§ **What you are asked to do**
Leave out the pictures and repeat the rest of the material exactly.
----
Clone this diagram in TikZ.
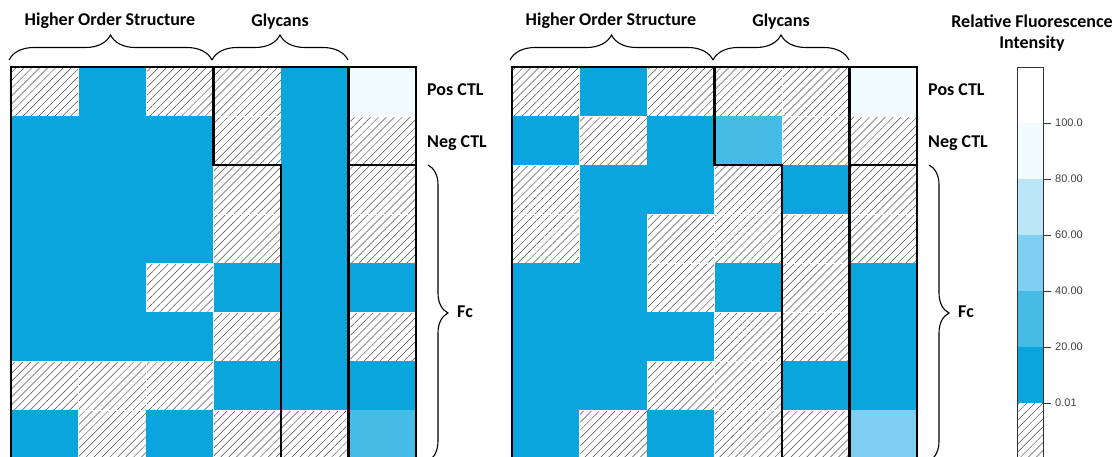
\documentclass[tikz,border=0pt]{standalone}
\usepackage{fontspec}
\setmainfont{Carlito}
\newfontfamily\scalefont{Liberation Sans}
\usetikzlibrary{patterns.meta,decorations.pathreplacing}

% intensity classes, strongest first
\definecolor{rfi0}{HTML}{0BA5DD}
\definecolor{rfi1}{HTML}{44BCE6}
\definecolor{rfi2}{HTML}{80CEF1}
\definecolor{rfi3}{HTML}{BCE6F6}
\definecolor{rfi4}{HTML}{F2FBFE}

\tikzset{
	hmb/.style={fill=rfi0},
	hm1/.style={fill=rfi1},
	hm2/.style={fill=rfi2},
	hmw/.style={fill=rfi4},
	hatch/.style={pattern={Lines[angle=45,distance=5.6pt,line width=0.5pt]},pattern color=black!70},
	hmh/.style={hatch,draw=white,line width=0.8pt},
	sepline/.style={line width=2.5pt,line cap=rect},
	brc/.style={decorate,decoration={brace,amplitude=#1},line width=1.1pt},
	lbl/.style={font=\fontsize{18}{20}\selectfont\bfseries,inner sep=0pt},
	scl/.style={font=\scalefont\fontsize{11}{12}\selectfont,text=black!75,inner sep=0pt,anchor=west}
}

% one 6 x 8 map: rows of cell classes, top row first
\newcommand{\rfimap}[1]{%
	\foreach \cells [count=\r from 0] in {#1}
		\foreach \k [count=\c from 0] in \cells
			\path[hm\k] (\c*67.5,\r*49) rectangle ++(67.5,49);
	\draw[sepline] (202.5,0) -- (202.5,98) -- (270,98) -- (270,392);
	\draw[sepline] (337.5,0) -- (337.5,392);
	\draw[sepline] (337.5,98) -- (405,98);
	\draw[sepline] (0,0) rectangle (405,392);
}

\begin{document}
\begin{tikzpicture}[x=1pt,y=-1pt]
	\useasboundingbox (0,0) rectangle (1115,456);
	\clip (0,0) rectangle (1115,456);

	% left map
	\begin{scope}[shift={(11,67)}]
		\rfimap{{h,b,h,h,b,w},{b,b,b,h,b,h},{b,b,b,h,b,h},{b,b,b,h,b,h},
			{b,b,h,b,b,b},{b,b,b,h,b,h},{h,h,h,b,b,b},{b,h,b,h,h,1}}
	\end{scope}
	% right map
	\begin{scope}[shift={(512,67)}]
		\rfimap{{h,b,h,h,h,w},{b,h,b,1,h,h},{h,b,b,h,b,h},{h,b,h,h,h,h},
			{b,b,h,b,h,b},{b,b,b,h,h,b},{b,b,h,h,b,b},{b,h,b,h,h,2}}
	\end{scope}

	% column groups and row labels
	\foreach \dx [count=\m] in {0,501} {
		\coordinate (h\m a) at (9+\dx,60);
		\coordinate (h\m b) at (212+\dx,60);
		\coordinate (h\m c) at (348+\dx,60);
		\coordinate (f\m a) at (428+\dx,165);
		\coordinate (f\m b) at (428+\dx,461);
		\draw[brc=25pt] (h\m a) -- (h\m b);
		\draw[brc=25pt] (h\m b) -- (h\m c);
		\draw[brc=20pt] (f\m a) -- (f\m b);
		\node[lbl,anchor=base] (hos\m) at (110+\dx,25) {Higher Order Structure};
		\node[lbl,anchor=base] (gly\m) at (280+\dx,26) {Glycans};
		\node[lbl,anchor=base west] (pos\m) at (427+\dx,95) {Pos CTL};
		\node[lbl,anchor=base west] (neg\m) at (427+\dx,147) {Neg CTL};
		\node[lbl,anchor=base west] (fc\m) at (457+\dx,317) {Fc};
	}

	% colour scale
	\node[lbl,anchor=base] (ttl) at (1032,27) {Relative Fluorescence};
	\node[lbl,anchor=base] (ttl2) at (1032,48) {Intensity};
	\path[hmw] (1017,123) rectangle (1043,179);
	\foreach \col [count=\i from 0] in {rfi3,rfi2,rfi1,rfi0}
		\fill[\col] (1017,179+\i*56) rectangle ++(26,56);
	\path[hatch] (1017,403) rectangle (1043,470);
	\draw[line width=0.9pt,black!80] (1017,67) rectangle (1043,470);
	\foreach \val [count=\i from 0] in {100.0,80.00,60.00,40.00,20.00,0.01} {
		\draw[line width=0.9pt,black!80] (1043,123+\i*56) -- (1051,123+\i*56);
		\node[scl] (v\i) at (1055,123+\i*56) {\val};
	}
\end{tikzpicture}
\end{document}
----
§ **Response to the exercise**
Clone this diagram in TikZ.
\documentclass[tikz,border=0pt]{standalone}
\usepackage{fontspec}
\setmainfont{Carlito}
\newfontfamily\scalefont{Liberation Sans}
\usetikzlibrary{patterns.meta,decorations.pathreplacing}

% intensity classes, strongest first
\definecolor{rfi0}{HTML}{0BA5DD}
\definecolor{rfi1}{HTML}{44BCE6}
\definecolor{rfi2}{HTML}{80CEF1}
\definecolor{rfi3}{HTML}{BCE6F6}
\definecolor{rfi4}{HTML}{F2FBFE}

\tikzset{
	hmb/.style={fill=rfi0},
	hm1/.style={fill=rfi1},
	hm2/.style={fill=rfi2},
	hmw/.style={fill=rfi4},
	hatch/.style={pattern={Lines[angle=45,distance=5.6pt,line width=0.5pt]},pattern color=black!70},
	hmh/.style={hatch,draw=white,line width=0.8pt},
	sepline/.style={line width=2.5pt,line cap=rect},
	brc/.style={decorate,decoration={brace,amplitude=#1},line width=1.1pt},
	lbl/.style={font=\fontsize{18}{20}\selectfont\bfseries,inner sep=0pt},
	scl/.style={font=\scalefont\fontsize{11}{12}\selectfont,text=black!75,inner sep=0pt,anchor=west}
}

% one 6 x 8 map: rows of cell classes, top row first
\newcommand{\rfimap}[1]{%
	\foreach \cells [count=\r from 0] in {#1}
		\foreach \k [count=\c from 0] in \cells
			\path[hm\k] (\c*67.5,\r*49) rectangle ++(67.5,49);
	\draw[sepline] (202.5,0) -- (202.5,98) -- (270,98) -- (270,392);
	\draw[sepline] (337.5,0) -- (337.5,392);
	\draw[sepline] (337.5,98) -- (405,98);
	\draw[sepline] (0,0) rectangle (405,392);
}

\begin{document}
\begin{tikzpicture}[x=1pt,y=-1pt]
	\useasboundingbox (0,0) rectangle (1115,456);
	\clip (0,0) rectangle (1115,456);

	% left map
	\begin{scope}[shift={(11,67)}]
		\rfimap{{h,b,h,h,b,w},{b,b,b,h,b,h},{b,b,b,h,b,h},{b,b,b,h,b,h},
			{b,b,h,b,b,b},{b,b,b,h,b,h},{h,h,h,b,b,b},{b,h,b,h,h,1}}
	\end{scope}
	% right map
	\begin{scope}[shift={(512,67)}]
		\rfimap{{h,b,h,h,h,w},{b,h,b,1,h,h},{h,b,b,h,b,h},{h,b,h,h,h,h},
			{b,b,h,b,h,b},{b,b,b,h,h,b},{b,b,h,h,b,b},{b,h,b,h,h,2}}
	\end{scope}

	% column groups and row labels
	\foreach \dx [count=\m] in {0,501} {
		\coordinate (h\m a) at (9+\dx,60);
		\coordinate (h\m b) at (212+\dx,60);
		\coordinate (h\m c) at (348+\dx,60);
		\coordinate (f\m a) at (428+\dx,165);
		\coordinate (f\m b) at (428+\dx,461);
		\draw[brc=25pt] (h\m a) -- (h\m b);
		\draw[brc=25pt] (h\m b) -- (h\m c);
		\draw[brc=20pt] (f\m a) -- (f\m b);
		\node[lbl,anchor=base] (hos\m) at (110+\dx,25) {Higher Order Structure};
		\node[lbl,anchor=base] (gly\m) at (280+\dx,26) {Glycans};
		\node[lbl,anchor=base west] (pos\m) at (427+\dx,95) {Pos CTL};
		\node[lbl,anchor=base west] (neg\m) at (427+\dx,147) {Neg CTL};
		\node[lbl,anchor=base west] (fc\m) at (457+\dx,317) {Fc};
	}

	% colour scale
	\node[lbl,anchor=base] (ttl) at (1032,27) {Relative Fluorescence};
	\node[lbl,anchor=base] (ttl2) at (1032,48) {Intensity};
	\path[hmw] (1017,123) rectangle (1043,179);
	\foreach \col [count=\i from 0] in {rfi3,rfi2,rfi1,rfi0}
		\fill[\col] (1017,179+\i*56) rectangle ++(26,56);
	\path[hatch] (1017,403) rectangle (1043,470);
	\draw[line width=0.9pt,black!80] (1017,67) rectangle (1043,470);
	\foreach \val [count=\i from 0] in {100.0,80.00,60.00,40.00,20.00,0.01} {
		\draw[line width=0.9pt,black!80] (1043,123+\i*56) -- (1051,123+\i*56);
		\node[scl] (v\i) at (1055,123+\i*56) {\val};
	}
\end{tikzpicture}
\end{document}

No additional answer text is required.